Harvard Business Review, September 2014
Whether as managers or as academics, we study business to extract learning, formalize it, and apply it to puzzles we wish to solve. That’s why we go to business school, why we write case studies and develop analytic frameworks, why we read HBR. I believe deeply in the importance of that work: I’ve spent my career studying business as it is practiced in varied global settings.
But I’ve come to a conclusion that may surprise you: Trying to apply management practices uniformly across geographies is a fool’s errand, much as we’d like to think otherwise. To be sure, plenty of aspirations enjoy wide if not universal acceptance. Most entrepreneurs and managers agree, for example, that creating value and motivating talent are at the heart of what they do. But once you drill below the homilies, differences quickly emerge over what constitutes value and how to motivate people. That’s because conditions differ enormously from place to place, in ways that aren’t easy to codify—conditions not just of economic development but of institutional character, physical geography, educational norms, language, and culture. Students of management once thought that best manufacturing practices (to take one example) were sufficiently established that processes merely needed tweaking to fit local conditions. More often, it turns out, they need radical reworking—not because the technology is wrong but because everything surrounding the technology changes how it will work.

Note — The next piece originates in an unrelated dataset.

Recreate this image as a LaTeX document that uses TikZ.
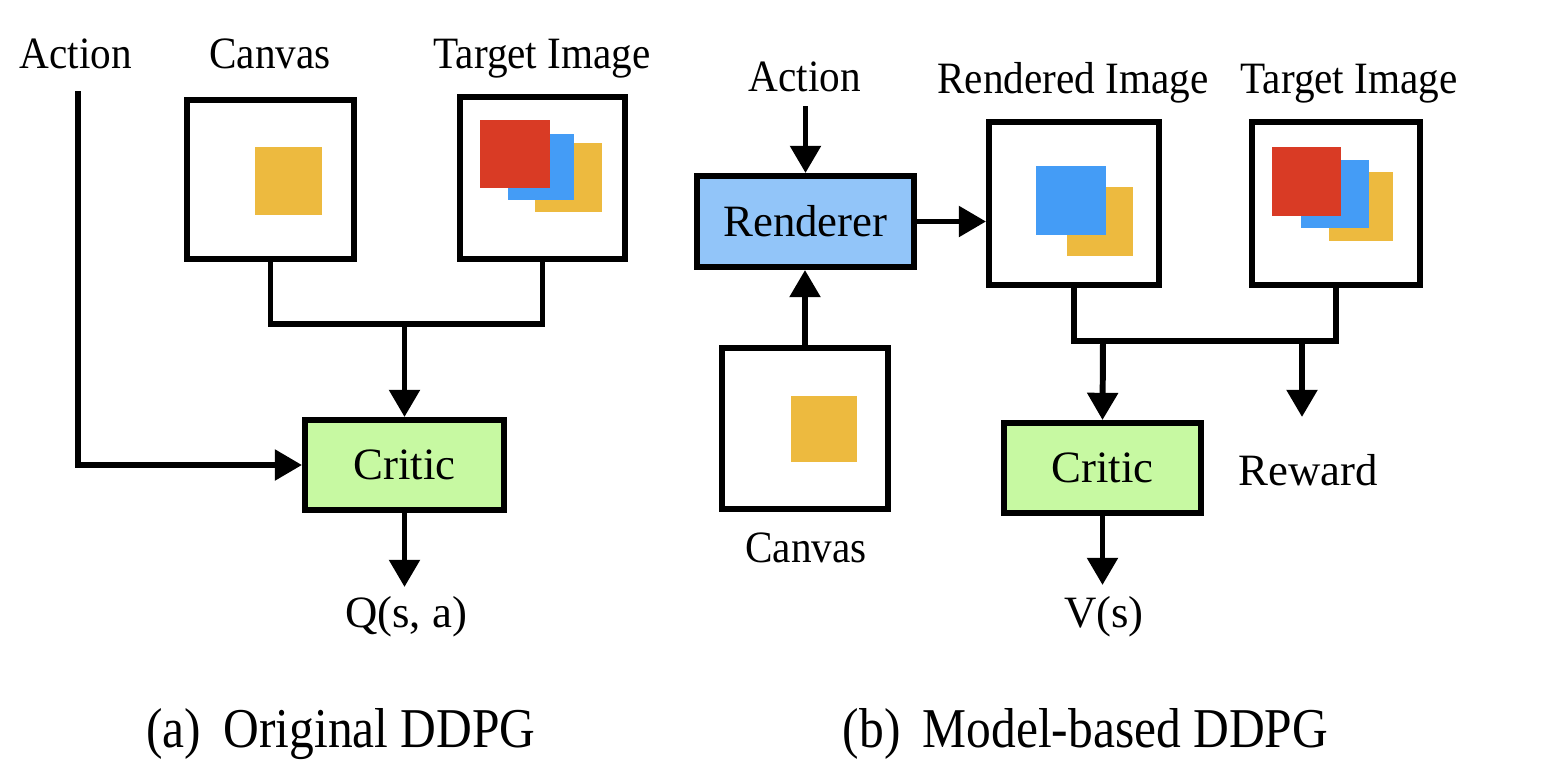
\documentclass[tikz,border=0pt]{standalone}
\usepackage{graphicx}
\usepackage{fontspec}
\setmainfont{Liberation Serif}
\usetikzlibrary{arrows.meta}
\newcommand{\narrowtxt}[1]{\scalebox{0.92}[1]{#1}}
\newcommand{\captnarrow}[1]{\scalebox{0.88}[1]{#1}}
\definecolor{criticgreen}{HTML}{C7F9A2}
\definecolor{rendblue}{HTML}{92C5F9}
\definecolor{sqred}{HTML}{D93B25}
\definecolor{sqblue}{HTML}{449CF6}
\definecolor{sqyellow}{HTML}{EDBA3F}
\begin{document}
\begin{tikzpicture}[x=0.02cm,y=-0.02cm,
  box/.style={draw, line width=3.4pt, inner sep=0pt, rectangle, font=\fontsize{25.5}{30}\selectfont},
  conn/.style={line width=3.4pt},
  arr/.style={conn, -{Triangle[length=15.5pt,width=17pt]}},
  lbl/.style={anchor=base, inner sep=0pt, font=\fontsize{25.5}{30}\selectfont},
  captxt/.style={anchor=base, inner sep=0pt, font=\fontsize{32}{38}\selectfont}]
\useasboundingbox (0,0) rectangle (1552,772);

% ---------- (a) Original DDPG ----------
\node[box, minimum width=3.34cm, minimum height=3.18cm] (canvasA) at (270.5,179.5) {};
\node[box, minimum width=3.30cm, minimum height=3.24cm] (targetA) at (542.5,178) {};
\node[box, fill=criticgreen, minimum width=3.98cm, minimum height=1.80cm] (criticA) at (404.5,465) {Critic};

\fill[sqyellow] (255,147) rectangle (322,215);
\fill[sqyellow] (535,143) rectangle (602,212);
\fill[sqblue] (508,134) rectangle (574,200);
\fill[sqred] (480,120) rectangle (550,188);

\node[lbl] (actAl) at (76,68) {\narrowtxt{Action}};
\node[lbl] (canvAl) at (270,68) {\narrowtxt{Canvas}};
\node[lbl] (tgtAl) at (542,68) {\narrowtxt{Target Image}};
\node[lbl] (qA) at (406,627) {Q(s, a)};

\coordinate (actAtop) at (78,91);
\draw[arr] (actAtop) |- (criticA.west);
\coordinate (jA) at (404.5,324);
\draw[conn] (canvasA.south) |- (jA -| targetA.south) -- (targetA.south);
\draw[arr] (jA) -- (criticA.north);
\coordinate (qtip) at (404.5,587);
\draw[arr] (criticA.south) -- (qtip);

% ---------- (b) Model-based DDPG ----------
\node[box, fill=rendblue, minimum width=4.34cm, minimum height=1.82cm] (renderer) at (805.5,221.5) {Renderer};
\node[box, minimum width=3.40cm, minimum height=3.26cm] (rendered) at (1074,203.5) {};
\node[box, minimum width=3.36cm, minimum height=3.26cm] (targetB) at (1336,203.5) {};
\node[box, minimum width=3.32cm, minimum height=3.22cm] (canvasB) at (805,428.5) {};
\node[box, fill=criticgreen, minimum width=3.94cm, minimum height=1.80cm] (criticB) at (1102.5,468) {Critic};

\fill[sqyellow] (1067,187) rectangle (1133,256);
\fill[sqblue] (1036,166) rectangle (1106,235);
\fill[sqyellow] (1329,172) rectangle (1393,241);
\fill[sqblue] (1301,160) rectangle (1369,228);
\fill[sqred] (1272,147) rectangle (1341,216);
\fill[sqyellow] (791,396) rectangle (857,462);

\node[lbl] (actBl) at (805,91) {\narrowtxt{Action}};
\node[lbl] (rendl) at (1073,93) {\narrowtxt{Rendered Image}};
\node[lbl] (tgtBl) at (1349,93) {\narrowtxt{Target Image}};
\node[lbl] (canvBl) at (806,562) {\narrowtxt{Canvas}};
\node[lbl] (rewl) at (1308,485) {Reward};
\node[lbl] (vB) at (1104,627) {V(s)};

\coordinate (actBtop) at (805.5,106);
\draw[arr] (actBtop) -- (renderer.north);
\draw[arr] (renderer.east) -- (renderer.east -| rendered.west);
\draw[arr] (canvasB.north) -- (canvasB.north |- renderer.south);
\coordinate (jB) at (1103,341);
\draw[conn] (rendered.south) |- (jB -| targetB.south) -- (targetB.south);
\draw[arr] (jB) -- (criticB.north);
\coordinate (rewTop) at (1302,341);
\coordinate (rewTip) at (1302,417);
\draw[arr] (rewTop) -- (rewTip);
\coordinate (vtip) at (1102.5,585);
\draw[arr] (criticB.south) -- (vtip);

% ---------- captions ----------
\node[captxt] (capA) at (341,747) {\captnarrow{(a)\hspace{0.45em}Original DDPG}};
\node[captxt] (capB) at (1085.5,747) {\captnarrow{(b)\hspace{0.45em}Model-based DDPG}};
\end{tikzpicture}
\end{document}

It’s not that we’re ignoring the problem—not at all. Business schools increasingly offer opportunities for students and managers to study practices abroad. At Harvard Business School, where I teach, international research is essential to our mission, and we now send first-year MBA students out into the world to briefly experience the challenges local businesses face. Nonetheless, I continually find that people overestimate what they know about how to succeed in other countries.